REPORTAGE – Une centaine de personnes ont participé à la marche blanche organisée ce samedi 26 novembre depuis l’Esplanade jusqu’à l’Hôtel de police de Grenoble. Un rassemblement en hommage à Jean-Pierre Ferrara, abattu chez lui à Échirolles par des policiers lors d’une intervention suite à une altercation de voisinage, le 28 octobre dernier. Objectif de son fils, organisateur de la marche : demander à ce que « la vraie justice soit faite ».
« Je voulais vous dire : pendant le chemin du cortège, s’il y en a qui rentrent dans le cortège pour des débordements, n’hésitez pas à les calmer ou à les sortir, parce que ce n’est pas l’image de mon père, de celui qu’il était. » C’est Ludovic Ferrara qui, au mégaphone, adresse ce message avant que la marche blanche en hommage à son père ne se mette en mouvement depuis la place de l’Esplanade à Grenoble.
Jean-Pierre Ferrara, le père de Ludovic et de trois autres enfants, employé à la Semitag, est mort dans la soirée du 28 octobre 2016, abattu par cinq policiers, à la suite d’une altercation avec son voisinage. Les forces de l’ordre invoquent la légitime défense, affirmant que l’homme les aurait menacées d’une arme. La famille, pour sa part, parle d’une « grosse bavure » et demande à ce que la justice soit saisie.

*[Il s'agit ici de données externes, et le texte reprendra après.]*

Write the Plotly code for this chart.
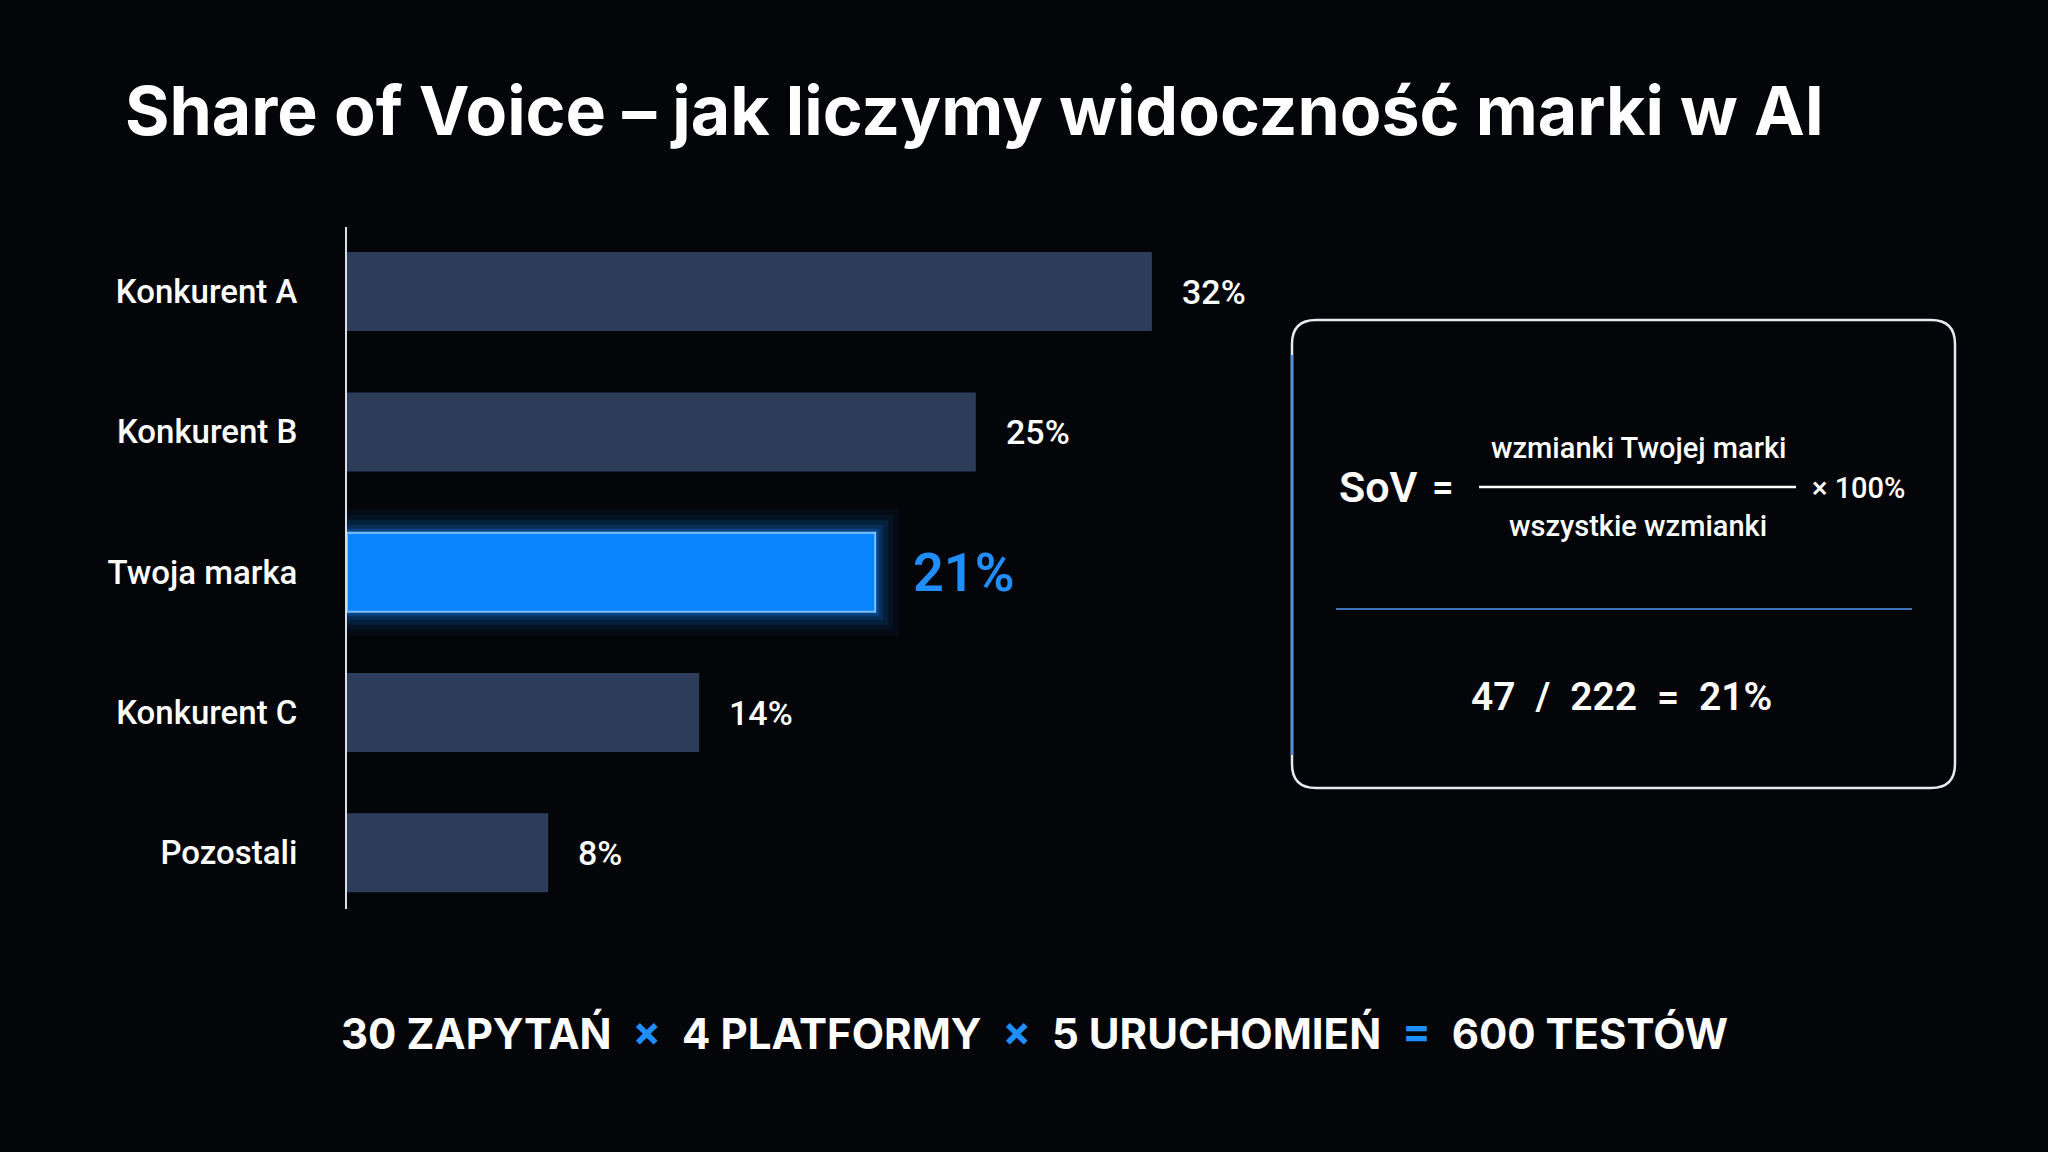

Discrète surveillance policière
Et la justice est bien le maître-mot qui domine cette marche blanche. « Justice pour Jean-Pierre » sur les tee-shirts blancs que la famille de Jean-Pierre Ferrara a fait imprimer pour l’occasion, et qui seront rapidement épuisés. « Justice pour mon père » sur la grande banderole déployée en tête de cortège et tenue par les proches de la famille avec Ludovic au centre.
La centaine de personnes venues participer à la marche respecteront scrupuleusement les consignes de Ludovic Ferrara : pas un débordement, pas un slogan scandé, aucun message de haine ou de vengeance. Des visages graves, sérieux, mais aussi parfois, en milieu ou fin de cortège, de légers éclats de rire et – presque – de la bonne humeur.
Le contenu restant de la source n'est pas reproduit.